◆ **Given request**
Begin at the first line and end at the line containing "import pandas as pd". Extract exactly those lines.

◆ **Dataset excerpt**
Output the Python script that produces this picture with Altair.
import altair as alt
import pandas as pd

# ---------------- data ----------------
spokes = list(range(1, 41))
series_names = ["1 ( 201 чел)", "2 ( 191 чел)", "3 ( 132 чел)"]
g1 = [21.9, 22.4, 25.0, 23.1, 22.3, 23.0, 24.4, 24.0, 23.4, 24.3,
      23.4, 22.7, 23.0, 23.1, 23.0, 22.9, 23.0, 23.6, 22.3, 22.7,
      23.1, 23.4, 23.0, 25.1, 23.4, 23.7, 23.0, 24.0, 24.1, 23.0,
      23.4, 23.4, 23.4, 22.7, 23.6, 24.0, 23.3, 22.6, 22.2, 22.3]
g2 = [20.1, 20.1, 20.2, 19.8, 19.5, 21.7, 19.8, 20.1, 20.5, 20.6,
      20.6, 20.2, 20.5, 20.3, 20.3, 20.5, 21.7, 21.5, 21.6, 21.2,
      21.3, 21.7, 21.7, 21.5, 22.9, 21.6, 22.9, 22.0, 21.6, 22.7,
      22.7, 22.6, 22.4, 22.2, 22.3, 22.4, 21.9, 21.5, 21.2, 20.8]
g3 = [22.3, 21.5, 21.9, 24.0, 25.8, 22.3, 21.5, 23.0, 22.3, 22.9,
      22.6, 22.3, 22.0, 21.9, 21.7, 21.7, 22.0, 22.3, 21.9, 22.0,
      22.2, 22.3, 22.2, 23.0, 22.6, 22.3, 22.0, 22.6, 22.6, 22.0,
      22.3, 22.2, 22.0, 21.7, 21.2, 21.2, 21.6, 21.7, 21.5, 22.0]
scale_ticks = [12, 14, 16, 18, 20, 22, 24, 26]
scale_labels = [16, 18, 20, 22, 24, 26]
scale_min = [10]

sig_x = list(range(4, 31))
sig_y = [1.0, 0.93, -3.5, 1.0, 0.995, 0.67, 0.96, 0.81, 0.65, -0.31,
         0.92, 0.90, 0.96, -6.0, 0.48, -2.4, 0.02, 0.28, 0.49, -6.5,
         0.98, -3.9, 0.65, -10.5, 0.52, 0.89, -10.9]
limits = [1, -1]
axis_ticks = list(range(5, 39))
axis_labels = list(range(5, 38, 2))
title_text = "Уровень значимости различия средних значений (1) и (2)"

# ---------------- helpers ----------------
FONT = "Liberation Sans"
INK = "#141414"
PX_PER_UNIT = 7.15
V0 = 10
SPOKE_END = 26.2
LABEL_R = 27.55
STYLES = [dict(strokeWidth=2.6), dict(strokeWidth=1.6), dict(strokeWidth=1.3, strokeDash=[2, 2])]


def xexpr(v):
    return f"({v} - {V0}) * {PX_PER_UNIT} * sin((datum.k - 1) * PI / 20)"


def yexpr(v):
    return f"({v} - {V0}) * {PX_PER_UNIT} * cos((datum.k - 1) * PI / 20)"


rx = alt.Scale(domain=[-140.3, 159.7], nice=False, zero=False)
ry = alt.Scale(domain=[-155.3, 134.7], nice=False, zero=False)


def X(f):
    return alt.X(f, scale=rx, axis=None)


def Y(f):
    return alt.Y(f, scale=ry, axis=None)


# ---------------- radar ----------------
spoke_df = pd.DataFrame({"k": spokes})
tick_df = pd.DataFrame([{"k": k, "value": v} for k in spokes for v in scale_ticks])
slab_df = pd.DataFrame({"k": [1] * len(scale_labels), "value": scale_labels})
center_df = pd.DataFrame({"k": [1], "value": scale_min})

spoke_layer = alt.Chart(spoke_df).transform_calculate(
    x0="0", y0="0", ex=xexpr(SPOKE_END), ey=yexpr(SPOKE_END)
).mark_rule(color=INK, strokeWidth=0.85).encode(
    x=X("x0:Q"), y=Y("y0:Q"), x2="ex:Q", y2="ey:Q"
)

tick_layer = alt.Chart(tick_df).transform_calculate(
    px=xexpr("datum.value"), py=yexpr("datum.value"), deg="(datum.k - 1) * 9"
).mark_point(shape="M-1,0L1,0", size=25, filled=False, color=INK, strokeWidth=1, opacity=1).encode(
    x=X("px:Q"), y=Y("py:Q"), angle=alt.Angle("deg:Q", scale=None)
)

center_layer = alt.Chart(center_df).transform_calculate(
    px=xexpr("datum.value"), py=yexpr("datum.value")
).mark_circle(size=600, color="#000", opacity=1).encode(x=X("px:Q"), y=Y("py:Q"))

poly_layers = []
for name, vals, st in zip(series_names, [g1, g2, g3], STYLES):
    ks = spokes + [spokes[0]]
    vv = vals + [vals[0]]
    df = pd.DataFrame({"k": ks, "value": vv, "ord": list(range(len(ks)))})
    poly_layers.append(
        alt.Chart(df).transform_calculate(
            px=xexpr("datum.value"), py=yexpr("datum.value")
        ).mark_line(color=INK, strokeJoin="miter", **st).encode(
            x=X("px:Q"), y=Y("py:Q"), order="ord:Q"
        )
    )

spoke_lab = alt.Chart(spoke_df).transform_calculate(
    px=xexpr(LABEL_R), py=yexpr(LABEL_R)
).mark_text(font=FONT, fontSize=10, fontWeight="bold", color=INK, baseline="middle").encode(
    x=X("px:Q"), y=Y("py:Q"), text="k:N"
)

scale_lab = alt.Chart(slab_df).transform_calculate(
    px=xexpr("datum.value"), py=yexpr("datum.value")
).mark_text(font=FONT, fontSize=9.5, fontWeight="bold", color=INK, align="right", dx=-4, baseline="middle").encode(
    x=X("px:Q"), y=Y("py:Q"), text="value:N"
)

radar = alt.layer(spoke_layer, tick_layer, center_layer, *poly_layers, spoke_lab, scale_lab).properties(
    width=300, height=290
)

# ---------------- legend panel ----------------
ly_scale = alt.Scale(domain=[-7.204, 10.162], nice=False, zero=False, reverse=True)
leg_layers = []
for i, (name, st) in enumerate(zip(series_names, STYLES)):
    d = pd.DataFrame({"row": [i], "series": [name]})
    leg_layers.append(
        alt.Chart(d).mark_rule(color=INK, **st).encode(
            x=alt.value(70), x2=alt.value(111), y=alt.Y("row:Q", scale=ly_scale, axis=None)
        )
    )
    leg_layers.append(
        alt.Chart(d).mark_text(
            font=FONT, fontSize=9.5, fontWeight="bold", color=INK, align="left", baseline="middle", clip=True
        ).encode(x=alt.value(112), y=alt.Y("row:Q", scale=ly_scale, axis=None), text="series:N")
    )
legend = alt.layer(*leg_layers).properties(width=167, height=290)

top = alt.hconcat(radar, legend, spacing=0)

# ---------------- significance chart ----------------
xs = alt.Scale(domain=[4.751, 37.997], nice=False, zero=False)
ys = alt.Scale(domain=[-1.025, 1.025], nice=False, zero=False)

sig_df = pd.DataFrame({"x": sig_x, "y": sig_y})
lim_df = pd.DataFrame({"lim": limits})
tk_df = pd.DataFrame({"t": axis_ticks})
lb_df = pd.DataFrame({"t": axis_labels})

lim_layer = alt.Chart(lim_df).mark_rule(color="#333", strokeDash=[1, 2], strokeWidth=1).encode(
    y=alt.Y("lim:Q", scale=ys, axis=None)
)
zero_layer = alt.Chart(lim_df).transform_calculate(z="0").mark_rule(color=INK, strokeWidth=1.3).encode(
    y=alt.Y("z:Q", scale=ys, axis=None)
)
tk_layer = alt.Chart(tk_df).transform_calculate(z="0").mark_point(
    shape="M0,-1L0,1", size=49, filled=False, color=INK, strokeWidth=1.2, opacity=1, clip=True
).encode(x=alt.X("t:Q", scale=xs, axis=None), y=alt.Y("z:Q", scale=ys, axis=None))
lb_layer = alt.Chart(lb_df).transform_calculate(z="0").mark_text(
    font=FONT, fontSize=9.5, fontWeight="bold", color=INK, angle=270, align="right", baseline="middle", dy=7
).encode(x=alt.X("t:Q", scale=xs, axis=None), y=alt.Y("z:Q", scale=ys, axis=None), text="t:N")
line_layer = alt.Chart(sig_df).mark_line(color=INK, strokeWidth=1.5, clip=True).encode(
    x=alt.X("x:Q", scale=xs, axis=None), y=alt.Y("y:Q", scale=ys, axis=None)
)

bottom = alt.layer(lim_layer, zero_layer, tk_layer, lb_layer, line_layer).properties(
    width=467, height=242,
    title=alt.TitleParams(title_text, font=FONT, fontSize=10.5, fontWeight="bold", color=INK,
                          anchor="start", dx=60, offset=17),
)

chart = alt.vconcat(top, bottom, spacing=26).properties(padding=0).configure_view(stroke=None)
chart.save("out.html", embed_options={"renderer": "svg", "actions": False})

◆ **Answer in full**
Output the Python script that produces this picture with Altair.
import altair as alt
import pandas as pd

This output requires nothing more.